(PROBLEM TO SOLVE): Extract each record and reproduce it exactly.

Records with drawing code
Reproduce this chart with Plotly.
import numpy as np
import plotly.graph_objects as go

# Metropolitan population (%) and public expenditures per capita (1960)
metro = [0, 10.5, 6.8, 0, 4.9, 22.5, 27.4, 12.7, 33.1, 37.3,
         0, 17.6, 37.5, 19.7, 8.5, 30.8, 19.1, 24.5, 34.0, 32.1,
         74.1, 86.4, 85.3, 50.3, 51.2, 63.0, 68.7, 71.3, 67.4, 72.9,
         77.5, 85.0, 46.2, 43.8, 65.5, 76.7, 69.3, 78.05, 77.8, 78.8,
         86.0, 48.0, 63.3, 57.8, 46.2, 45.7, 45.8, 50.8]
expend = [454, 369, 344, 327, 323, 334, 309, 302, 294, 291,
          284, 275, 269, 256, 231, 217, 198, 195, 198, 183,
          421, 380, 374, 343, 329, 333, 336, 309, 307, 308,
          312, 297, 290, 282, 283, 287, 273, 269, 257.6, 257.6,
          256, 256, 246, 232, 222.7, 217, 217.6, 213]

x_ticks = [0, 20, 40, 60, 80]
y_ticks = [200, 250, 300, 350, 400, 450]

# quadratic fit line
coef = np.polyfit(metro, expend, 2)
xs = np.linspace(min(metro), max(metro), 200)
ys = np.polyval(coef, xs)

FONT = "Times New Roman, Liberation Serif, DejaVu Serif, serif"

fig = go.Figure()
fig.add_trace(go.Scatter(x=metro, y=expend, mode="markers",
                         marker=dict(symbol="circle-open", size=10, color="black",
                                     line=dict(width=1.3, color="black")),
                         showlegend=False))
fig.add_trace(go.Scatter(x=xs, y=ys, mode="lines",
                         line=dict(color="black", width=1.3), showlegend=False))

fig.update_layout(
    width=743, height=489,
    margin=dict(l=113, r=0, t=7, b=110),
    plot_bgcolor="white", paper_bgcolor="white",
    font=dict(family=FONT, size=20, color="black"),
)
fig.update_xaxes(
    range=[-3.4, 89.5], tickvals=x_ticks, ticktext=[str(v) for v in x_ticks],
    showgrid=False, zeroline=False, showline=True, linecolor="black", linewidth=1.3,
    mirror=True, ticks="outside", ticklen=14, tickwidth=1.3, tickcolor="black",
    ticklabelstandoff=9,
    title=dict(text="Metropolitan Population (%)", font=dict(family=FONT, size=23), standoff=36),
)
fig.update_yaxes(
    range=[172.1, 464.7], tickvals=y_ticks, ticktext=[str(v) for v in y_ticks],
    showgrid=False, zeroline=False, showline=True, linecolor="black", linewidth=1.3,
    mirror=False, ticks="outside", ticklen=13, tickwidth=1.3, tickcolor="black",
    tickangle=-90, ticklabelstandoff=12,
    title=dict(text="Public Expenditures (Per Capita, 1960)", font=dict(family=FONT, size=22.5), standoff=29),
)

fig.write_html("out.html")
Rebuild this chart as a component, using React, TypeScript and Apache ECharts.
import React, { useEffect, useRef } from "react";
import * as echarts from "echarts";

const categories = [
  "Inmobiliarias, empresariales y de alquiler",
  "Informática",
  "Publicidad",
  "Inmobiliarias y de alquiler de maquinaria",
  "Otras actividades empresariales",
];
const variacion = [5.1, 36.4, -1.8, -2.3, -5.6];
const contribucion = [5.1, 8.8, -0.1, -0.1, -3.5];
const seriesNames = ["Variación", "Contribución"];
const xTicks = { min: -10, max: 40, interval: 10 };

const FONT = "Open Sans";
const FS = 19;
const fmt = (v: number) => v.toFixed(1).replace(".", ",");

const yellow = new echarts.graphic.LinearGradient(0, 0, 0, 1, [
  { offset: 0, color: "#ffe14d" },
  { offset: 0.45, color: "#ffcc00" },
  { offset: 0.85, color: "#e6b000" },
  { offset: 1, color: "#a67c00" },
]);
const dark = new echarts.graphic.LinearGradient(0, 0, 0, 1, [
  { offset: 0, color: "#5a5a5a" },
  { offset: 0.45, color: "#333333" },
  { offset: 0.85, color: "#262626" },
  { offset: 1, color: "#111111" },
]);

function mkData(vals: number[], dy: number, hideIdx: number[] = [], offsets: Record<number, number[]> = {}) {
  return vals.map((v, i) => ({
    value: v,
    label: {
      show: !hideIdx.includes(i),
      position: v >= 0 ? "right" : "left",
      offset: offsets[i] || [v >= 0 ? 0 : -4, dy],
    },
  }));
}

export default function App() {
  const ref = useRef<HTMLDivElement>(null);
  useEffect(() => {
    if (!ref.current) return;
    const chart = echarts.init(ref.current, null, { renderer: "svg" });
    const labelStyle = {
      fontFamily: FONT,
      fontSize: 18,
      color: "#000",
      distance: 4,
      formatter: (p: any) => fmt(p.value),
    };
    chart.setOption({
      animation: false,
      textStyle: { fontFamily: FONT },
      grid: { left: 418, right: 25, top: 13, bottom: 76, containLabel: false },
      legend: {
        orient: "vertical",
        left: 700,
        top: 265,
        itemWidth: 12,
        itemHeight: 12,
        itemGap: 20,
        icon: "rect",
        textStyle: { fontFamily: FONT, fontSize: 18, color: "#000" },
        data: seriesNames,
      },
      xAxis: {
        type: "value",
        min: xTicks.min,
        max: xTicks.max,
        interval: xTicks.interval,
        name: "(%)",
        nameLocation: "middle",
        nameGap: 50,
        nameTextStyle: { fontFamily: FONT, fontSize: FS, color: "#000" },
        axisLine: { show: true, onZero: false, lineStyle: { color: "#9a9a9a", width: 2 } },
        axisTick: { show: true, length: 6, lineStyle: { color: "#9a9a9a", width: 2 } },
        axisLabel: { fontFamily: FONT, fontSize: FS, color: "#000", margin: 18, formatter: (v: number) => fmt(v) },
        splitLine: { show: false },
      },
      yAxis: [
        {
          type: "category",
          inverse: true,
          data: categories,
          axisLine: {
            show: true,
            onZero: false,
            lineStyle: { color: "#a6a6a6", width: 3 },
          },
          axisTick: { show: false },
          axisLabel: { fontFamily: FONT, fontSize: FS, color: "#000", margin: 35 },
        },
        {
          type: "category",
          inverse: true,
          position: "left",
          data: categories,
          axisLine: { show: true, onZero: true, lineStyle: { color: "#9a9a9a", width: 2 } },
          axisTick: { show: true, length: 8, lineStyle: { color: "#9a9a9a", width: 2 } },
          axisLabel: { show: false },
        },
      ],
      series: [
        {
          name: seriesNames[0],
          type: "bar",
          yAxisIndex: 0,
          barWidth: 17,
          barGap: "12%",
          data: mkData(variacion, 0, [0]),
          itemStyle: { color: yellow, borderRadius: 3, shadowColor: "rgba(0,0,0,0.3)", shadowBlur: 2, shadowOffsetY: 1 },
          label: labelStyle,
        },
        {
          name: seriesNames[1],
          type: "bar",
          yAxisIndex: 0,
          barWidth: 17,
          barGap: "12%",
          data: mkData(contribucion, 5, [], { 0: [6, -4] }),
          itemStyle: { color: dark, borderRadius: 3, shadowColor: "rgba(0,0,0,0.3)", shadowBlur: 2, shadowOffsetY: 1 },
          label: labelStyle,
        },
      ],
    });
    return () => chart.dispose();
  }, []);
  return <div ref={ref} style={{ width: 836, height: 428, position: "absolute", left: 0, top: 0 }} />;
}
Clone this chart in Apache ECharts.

(EXERCISE RESULT):
Reproduce this chart with Plotly.
import numpy as np
import plotly.graph_objects as go

# Metropolitan population (%) and public expenditures per capita (1960)
metro = [0, 10.5, 6.8, 0, 4.9, 22.5, 27.4, 12.7, 33.1, 37.3,
         0, 17.6, 37.5, 19.7, 8.5, 30.8, 19.1, 24.5, 34.0, 32.1,
         74.1, 86.4, 85.3, 50.3, 51.2, 63.0, 68.7, 71.3, 67.4, 72.9,
         77.5, 85.0, 46.2, 43.8, 65.5, 76.7, 69.3, 78.05, 77.8, 78.8,
         86.0, 48.0, 63.3, 57.8, 46.2, 45.7, 45.8, 50.8]
expend = [454, 369, 344, 327, 323, 334, 309, 302, 294, 291,
          284, 275, 269, 256, 231, 217, 198, 195, 198, 183,
          421, 380, 374, 343, 329, 333, 336, 309, 307, 308,
          312, 297, 290, 282, 283, 287, 273, 269, 257.6, 257.6,
          256, 256, 246, 232, 222.7, 217, 217.6, 213]

x_ticks = [0, 20, 40, 60, 80]
y_ticks = [200, 250, 300, 350, 400, 450]

# quadratic fit line
coef = np.polyfit(metro, expend, 2)
xs = np.linspace(min(metro), max(metro), 200)
ys = np.polyval(coef, xs)

FONT = "Times New Roman, Liberation Serif, DejaVu Serif, serif"

fig = go.Figure()
fig.add_trace(go.Scatter(x=metro, y=expend, mode="markers",
                         marker=dict(symbol="circle-open", size=10, color="black",
                                     line=dict(width=1.3, color="black")),
                         showlegend=False))
fig.add_trace(go.Scatter(x=xs, y=ys, mode="lines",
                         line=dict(color="black", width=1.3), showlegend=False))

fig.update_layout(
    width=743, height=489,
    margin=dict(l=113, r=0, t=7, b=110),
    plot_bgcolor="white", paper_bgcolor="white",
    font=dict(family=FONT, size=20, color="black"),
)
fig.update_xaxes(
    range=[-3.4, 89.5], tickvals=x_ticks, ticktext=[str(v) for v in x_ticks],
    showgrid=False, zeroline=False, showline=True, linecolor="black", linewidth=1.3,
    mirror=True, ticks="outside", ticklen=14, tickwidth=1.3, tickcolor="black",
    ticklabelstandoff=9,
    title=dict(text="Metropolitan Population (%)", font=dict(family=FONT, size=23), standoff=36),
)
fig.update_yaxes(
    range=[172.1, 464.7], tickvals=y_ticks, ticktext=[str(v) for v in y_ticks],
    showgrid=False, zeroline=False, showline=True, linecolor="black", linewidth=1.3,
    mirror=False, ticks="outside", ticklen=13, tickwidth=1.3, tickcolor="black",
    tickangle=-90, ticklabelstandoff=12,
    title=dict(text="Public Expenditures (Per Capita, 1960)", font=dict(family=FONT, size=22.5), standoff=29),
)

fig.write_html("out.html")
Rebuild this chart as a component, using React, TypeScript and Apache ECharts.
import React, { useEffect, useRef } from "react";
import * as echarts from "echarts";

const categories = [
  "Inmobiliarias, empresariales y de alquiler",
  "Informática",
  "Publicidad",
  "Inmobiliarias y de alquiler de maquinaria",
  "Otras actividades empresariales",
];
const variacion = [5.1, 36.4, -1.8, -2.3, -5.6];
const contribucion = [5.1, 8.8, -0.1, -0.1, -3.5];
const seriesNames = ["Variación", "Contribución"];
const xTicks = { min: -10, max: 40, interval: 10 };

const FONT = "Open Sans";
const FS = 19;
const fmt = (v: number) => v.toFixed(1).replace(".", ",");

const yellow = new echarts.graphic.LinearGradient(0, 0, 0, 1, [
  { offset: 0, color: "#ffe14d" },
  { offset: 0.45, color: "#ffcc00" },
  { offset: 0.85, color: "#e6b000" },
  { offset: 1, color: "#a67c00" },
]);
const dark = new echarts.graphic.LinearGradient(0, 0, 0, 1, [
  { offset: 0, color: "#5a5a5a" },
  { offset: 0.45, color: "#333333" },
  { offset: 0.85, color: "#262626" },
  { offset: 1, color: "#111111" },
]);

function mkData(vals: number[], dy: number, hideIdx: number[] = [], offsets: Record<number, number[]> = {}) {
  return vals.map((v, i) => ({
    value: v,
    label: {
      show: !hideIdx.includes(i),
      position: v >= 0 ? "right" : "left",
      offset: offsets[i] || [v >= 0 ? 0 : -4, dy],
    },
  }));
}

export default function App() {
  const ref = useRef<HTMLDivElement>(null);
  useEffect(() => {
    if (!ref.current) return;
    const chart = echarts.init(ref.current, null, { renderer: "svg" });
    const labelStyle = {
      fontFamily: FONT,
      fontSize: 18,
      color: "#000",
      distance: 4,
      formatter: (p: any) => fmt(p.value),
    };
    chart.setOption({
      animation: false,
      textStyle: { fontFamily: FONT },
      grid: { left: 418, right: 25, top: 13, bottom: 76, containLabel: false },
      legend: {
        orient: "vertical",
        left: 700,
        top: 265,
        itemWidth: 12,
        itemHeight: 12,
        itemGap: 20,
        icon: "rect",
        textStyle: { fontFamily: FONT, fontSize: 18, color: "#000" },
        data: seriesNames,
      },
      xAxis: {
        type: "value",
        min: xTicks.min,
        max: xTicks.max,
        interval: xTicks.interval,
        name: "(%)",
        nameLocation: "middle",
        nameGap: 50,
        nameTextStyle: { fontFamily: FONT, fontSize: FS, color: "#000" },
        axisLine: { show: true, onZero: false, lineStyle: { color: "#9a9a9a", width: 2 } },
        axisTick: { show: true, length: 6, lineStyle: { color: "#9a9a9a", width: 2 } },
        axisLabel: { fontFamily: FONT, fontSize: FS, color: "#000", margin: 18, formatter: (v: number) => fmt(v) },
        splitLine: { show: false },
      },
      yAxis: [
        {
          type: "category",
          inverse: true,
          data: categories,
          axisLine: {
            show: true,
            onZero: false,
            lineStyle: { color: "#a6a6a6", width: 3 },
          },
          axisTick: { show: false },
          axisLabel: { fontFamily: FONT, fontSize: FS, color: "#000", margin: 35 },
        },
        {
          type: "category",
          inverse: true,
          position: "left",
          data: categories,
          axisLine: { show: true, onZero: true, lineStyle: { color: "#9a9a9a", width: 2 } },
          axisTick: { show: true, length: 8, lineStyle: { color: "#9a9a9a", width: 2 } },
          axisLabel: { show: false },
        },
      ],
      series: [
        {
          name: seriesNames[0],
          type: "bar",
          yAxisIndex: 0,
          barWidth: 17,
          barGap: "12%",
          data: mkData(variacion, 0, [0]),
          itemStyle: { color: yellow, borderRadius: 3, shadowColor: "rgba(0,0,0,0.3)", shadowBlur: 2, shadowOffsetY: 1 },
          label: labelStyle,
        },
        {
          name: seriesNames[1],
          type: "bar",
          yAxisIndex: 0,
          barWidth: 17,
          barGap: "12%",
          data: mkData(contribucion, 5, [], { 0: [6, -4] }),
          itemStyle: { color: dark, borderRadius: 3, shadowColor: "rgba(0,0,0,0.3)", shadowBlur: 2, shadowOffsetY: 1 },
          label: labelStyle,
        },
      ],
    });
    return () => chart.dispose();
  }, []);
  return <div ref={ref} style={{ width: 836, height: 428, position: "absolute", left: 0, top: 0 }} />;
}
Clone this chart in Apache ECharts.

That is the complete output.